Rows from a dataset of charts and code
----------------------------------------
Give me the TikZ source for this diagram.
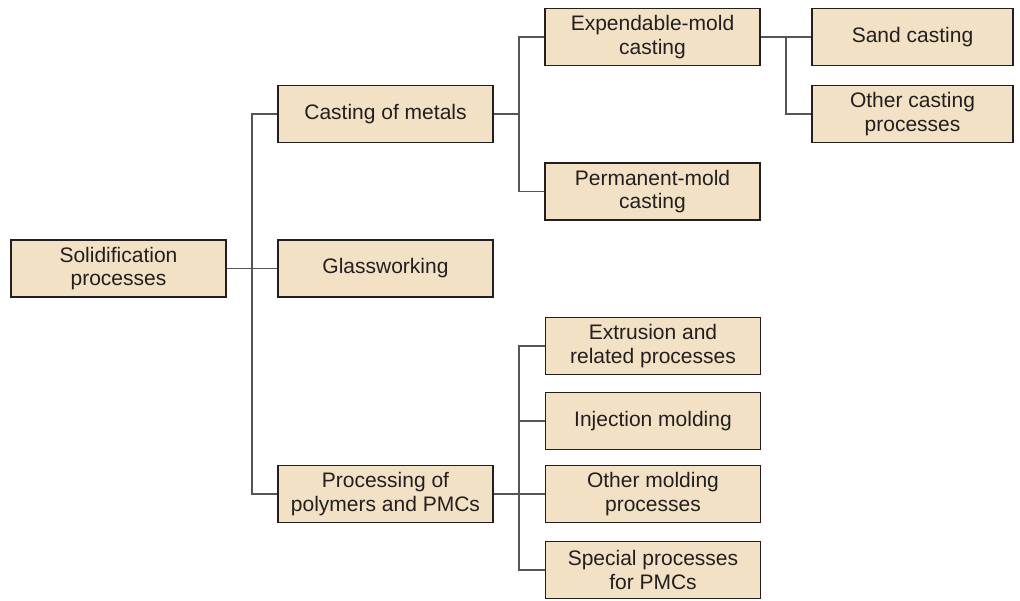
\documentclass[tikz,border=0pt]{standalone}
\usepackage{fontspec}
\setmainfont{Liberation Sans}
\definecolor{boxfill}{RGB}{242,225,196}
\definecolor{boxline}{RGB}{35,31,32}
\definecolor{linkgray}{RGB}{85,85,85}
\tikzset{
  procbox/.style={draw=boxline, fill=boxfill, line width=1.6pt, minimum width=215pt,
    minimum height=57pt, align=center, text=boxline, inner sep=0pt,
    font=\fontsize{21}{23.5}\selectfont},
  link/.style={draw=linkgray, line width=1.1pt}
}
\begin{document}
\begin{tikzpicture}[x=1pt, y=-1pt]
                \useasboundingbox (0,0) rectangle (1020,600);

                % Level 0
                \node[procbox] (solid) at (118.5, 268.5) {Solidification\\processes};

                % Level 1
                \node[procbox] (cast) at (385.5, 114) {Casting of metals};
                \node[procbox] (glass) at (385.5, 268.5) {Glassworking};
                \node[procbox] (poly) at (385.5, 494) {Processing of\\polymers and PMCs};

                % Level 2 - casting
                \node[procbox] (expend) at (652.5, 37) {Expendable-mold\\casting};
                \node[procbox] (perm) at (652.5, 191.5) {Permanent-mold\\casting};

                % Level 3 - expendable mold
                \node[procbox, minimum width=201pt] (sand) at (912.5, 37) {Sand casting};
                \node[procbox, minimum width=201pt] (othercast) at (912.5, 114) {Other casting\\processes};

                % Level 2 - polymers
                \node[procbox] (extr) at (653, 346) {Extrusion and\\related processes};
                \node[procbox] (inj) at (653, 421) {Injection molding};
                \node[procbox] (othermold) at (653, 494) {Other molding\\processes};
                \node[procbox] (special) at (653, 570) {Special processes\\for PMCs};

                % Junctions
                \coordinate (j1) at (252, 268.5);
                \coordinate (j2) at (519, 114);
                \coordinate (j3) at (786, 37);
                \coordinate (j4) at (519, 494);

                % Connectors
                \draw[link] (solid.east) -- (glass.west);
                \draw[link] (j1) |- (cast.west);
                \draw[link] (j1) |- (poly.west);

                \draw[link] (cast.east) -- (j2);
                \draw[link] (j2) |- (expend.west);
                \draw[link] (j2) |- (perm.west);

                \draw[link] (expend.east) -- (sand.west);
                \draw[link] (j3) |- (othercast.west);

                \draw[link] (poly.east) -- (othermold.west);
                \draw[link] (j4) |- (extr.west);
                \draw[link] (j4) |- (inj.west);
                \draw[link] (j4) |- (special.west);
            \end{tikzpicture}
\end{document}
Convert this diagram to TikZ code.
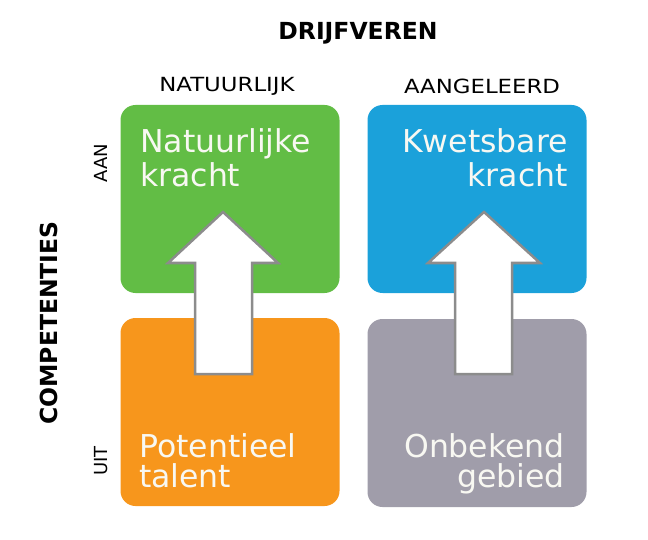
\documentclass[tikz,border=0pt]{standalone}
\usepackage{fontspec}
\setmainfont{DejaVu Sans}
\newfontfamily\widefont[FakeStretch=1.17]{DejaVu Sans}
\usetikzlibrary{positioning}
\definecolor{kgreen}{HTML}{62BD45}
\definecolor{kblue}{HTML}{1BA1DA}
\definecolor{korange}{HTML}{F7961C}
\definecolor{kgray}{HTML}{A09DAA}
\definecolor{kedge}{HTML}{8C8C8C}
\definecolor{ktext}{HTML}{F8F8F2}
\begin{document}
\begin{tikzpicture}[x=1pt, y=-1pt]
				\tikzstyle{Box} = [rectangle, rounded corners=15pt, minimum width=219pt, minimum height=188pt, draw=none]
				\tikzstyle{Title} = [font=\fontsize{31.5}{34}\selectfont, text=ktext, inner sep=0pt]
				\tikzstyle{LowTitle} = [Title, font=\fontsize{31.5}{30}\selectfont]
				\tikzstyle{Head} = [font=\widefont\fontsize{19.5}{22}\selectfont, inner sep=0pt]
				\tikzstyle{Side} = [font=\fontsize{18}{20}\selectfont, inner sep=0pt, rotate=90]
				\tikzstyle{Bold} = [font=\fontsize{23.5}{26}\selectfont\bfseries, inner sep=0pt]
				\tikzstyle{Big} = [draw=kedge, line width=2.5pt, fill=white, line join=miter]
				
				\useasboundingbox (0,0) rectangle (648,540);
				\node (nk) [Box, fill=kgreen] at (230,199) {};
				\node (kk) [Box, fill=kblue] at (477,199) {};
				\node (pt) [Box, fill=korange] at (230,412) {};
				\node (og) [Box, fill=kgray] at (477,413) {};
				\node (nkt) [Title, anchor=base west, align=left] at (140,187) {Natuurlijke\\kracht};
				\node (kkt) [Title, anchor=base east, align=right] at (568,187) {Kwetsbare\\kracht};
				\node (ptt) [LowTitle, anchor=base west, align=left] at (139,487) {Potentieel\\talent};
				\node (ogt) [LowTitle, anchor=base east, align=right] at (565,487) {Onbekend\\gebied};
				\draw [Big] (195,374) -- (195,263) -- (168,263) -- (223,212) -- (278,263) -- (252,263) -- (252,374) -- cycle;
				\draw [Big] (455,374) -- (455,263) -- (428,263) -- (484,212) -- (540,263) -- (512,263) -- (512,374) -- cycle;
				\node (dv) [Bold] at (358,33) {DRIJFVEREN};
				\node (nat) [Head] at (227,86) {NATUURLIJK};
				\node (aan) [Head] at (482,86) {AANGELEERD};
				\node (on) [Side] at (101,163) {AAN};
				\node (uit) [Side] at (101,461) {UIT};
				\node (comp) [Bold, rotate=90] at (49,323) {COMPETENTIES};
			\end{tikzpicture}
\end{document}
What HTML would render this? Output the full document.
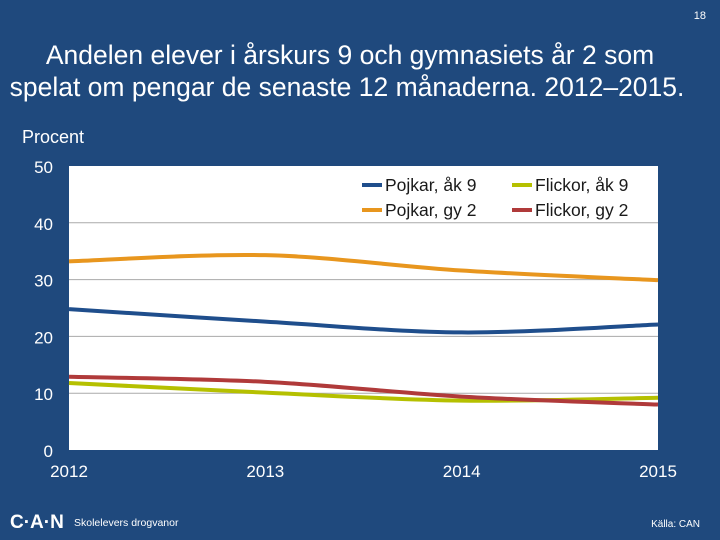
----------------------------------------
* **Goal**:
Give back the entries verbatim. Do not include any picture.

* **Written response**:
Give me the TikZ source for this diagram.
\documentclass[tikz,border=0pt]{standalone}
\usepackage{fontspec}
\setmainfont{Liberation Sans}
\definecolor{boxfill}{RGB}{242,225,196}
\definecolor{boxline}{RGB}{35,31,32}
\definecolor{linkgray}{RGB}{85,85,85}
\tikzset{
  procbox/.style={draw=boxline, fill=boxfill, line width=1.6pt, minimum width=215pt,
    minimum height=57pt, align=center, text=boxline, inner sep=0pt,
    font=\fontsize{21}{23.5}\selectfont},
  link/.style={draw=linkgray, line width=1.1pt}
}
\begin{document}
\begin{tikzpicture}[x=1pt, y=-1pt]
                \useasboundingbox (0,0) rectangle (1020,600);

                % Level 0
                \node[procbox] (solid) at (118.5, 268.5) {Solidification\\processes};

                % Level 1
                \node[procbox] (cast) at (385.5, 114) {Casting of metals};
                \node[procbox] (glass) at (385.5, 268.5) {Glassworking};
                \node[procbox] (poly) at (385.5, 494) {Processing of\\polymers and PMCs};

                % Level 2 - casting
                \node[procbox] (expend) at (652.5, 37) {Expendable-mold\\casting};
                \node[procbox] (perm) at (652.5, 191.5) {Permanent-mold\\casting};

                % Level 3 - expendable mold
                \node[procbox, minimum width=201pt] (sand) at (912.5, 37) {Sand casting};
                \node[procbox, minimum width=201pt] (othercast) at (912.5, 114) {Other casting\\processes};

                % Level 2 - polymers
                \node[procbox] (extr) at (653, 346) {Extrusion and\\related processes};
                \node[procbox] (inj) at (653, 421) {Injection molding};
                \node[procbox] (othermold) at (653, 494) {Other molding\\processes};
                \node[procbox] (special) at (653, 570) {Special processes\\for PMCs};

                % Junctions
                \coordinate (j1) at (252, 268.5);
                \coordinate (j2) at (519, 114);
                \coordinate (j3) at (786, 37);
                \coordinate (j4) at (519, 494);

                % Connectors
                \draw[link] (solid.east) -- (glass.west);
                \draw[link] (j1) |- (cast.west);
                \draw[link] (j1) |- (poly.west);

                \draw[link] (cast.east) -- (j2);
                \draw[link] (j2) |- (expend.west);
                \draw[link] (j2) |- (perm.west);

                \draw[link] (expend.east) -- (sand.west);
                \draw[link] (j3) |- (othercast.west);

                \draw[link] (poly.east) -- (othermold.west);
                \draw[link] (j4) |- (extr.west);
                \draw[link] (j4) |- (inj.west);
                \draw[link] (j4) |- (special.west);
            \end{tikzpicture}
\end{document}
Convert this diagram to TikZ code.
\documentclass[tikz,border=0pt]{standalone}
\usepackage{fontspec}
\setmainfont{DejaVu Sans}
\newfontfamily\widefont[FakeStretch=1.17]{DejaVu Sans}
\usetikzlibrary{positioning}
\definecolor{kgreen}{HTML}{62BD45}
\definecolor{kblue}{HTML}{1BA1DA}
\definecolor{korange}{HTML}{F7961C}
\definecolor{kgray}{HTML}{A09DAA}
\definecolor{kedge}{HTML}{8C8C8C}
\definecolor{ktext}{HTML}{F8F8F2}
\begin{document}
\begin{tikzpicture}[x=1pt, y=-1pt]
				\tikzstyle{Box} = [rectangle, rounded corners=15pt, minimum width=219pt, minimum height=188pt, draw=none]
				\tikzstyle{Title} = [font=\fontsize{31.5}{34}\selectfont, text=ktext, inner sep=0pt]
				\tikzstyle{LowTitle} = [Title, font=\fontsize{31.5}{30}\selectfont]
				\tikzstyle{Head} = [font=\widefont\fontsize{19.5}{22}\selectfont, inner sep=0pt]
				\tikzstyle{Side} = [font=\fontsize{18}{20}\selectfont, inner sep=0pt, rotate=90]
				\tikzstyle{Bold} = [font=\fontsize{23.5}{26}\selectfont\bfseries, inner sep=0pt]
				\tikzstyle{Big} = [draw=kedge, line width=2.5pt, fill=white, line join=miter]
				
				\useasboundingbox (0,0) rectangle (648,540);
				\node (nk) [Box, fill=kgreen] at (230,199) {};
				\node (kk) [Box, fill=kblue] at (477,199) {};
				\node (pt) [Box, fill=korange] at (230,412) {};
				\node (og) [Box, fill=kgray] at (477,413) {};
				\node (nkt) [Title, anchor=base west, align=left] at (140,187) {Natuurlijke\\kracht};
				\node (kkt) [Title, anchor=base east, align=right] at (568,187) {Kwetsbare\\kracht};
				\node (ptt) [LowTitle, anchor=base west, align=left] at (139,487) {Potentieel\\talent};
				\node (ogt) [LowTitle, anchor=base east, align=right] at (565,487) {Onbekend\\gebied};
				\draw [Big] (195,374) -- (195,263) -- (168,263) -- (223,212) -- (278,263) -- (252,263) -- (252,374) -- cycle;
				\draw [Big] (455,374) -- (455,263) -- (428,263) -- (484,212) -- (540,263) -- (512,263) -- (512,374) -- cycle;
				\node (dv) [Bold] at (358,33) {DRIJFVEREN};
				\node (nat) [Head] at (227,86) {NATUURLIJK};
				\node (aan) [Head] at (482,86) {AANGELEERD};
				\node (on) [Side] at (101,163) {AAN};
				\node (uit) [Side] at (101,461) {UIT};
				\node (comp) [Bold, rotate=90] at (49,323) {COMPETENTIES};
			\end{tikzpicture}
\end{document}
What HTML would render this? Output the full document.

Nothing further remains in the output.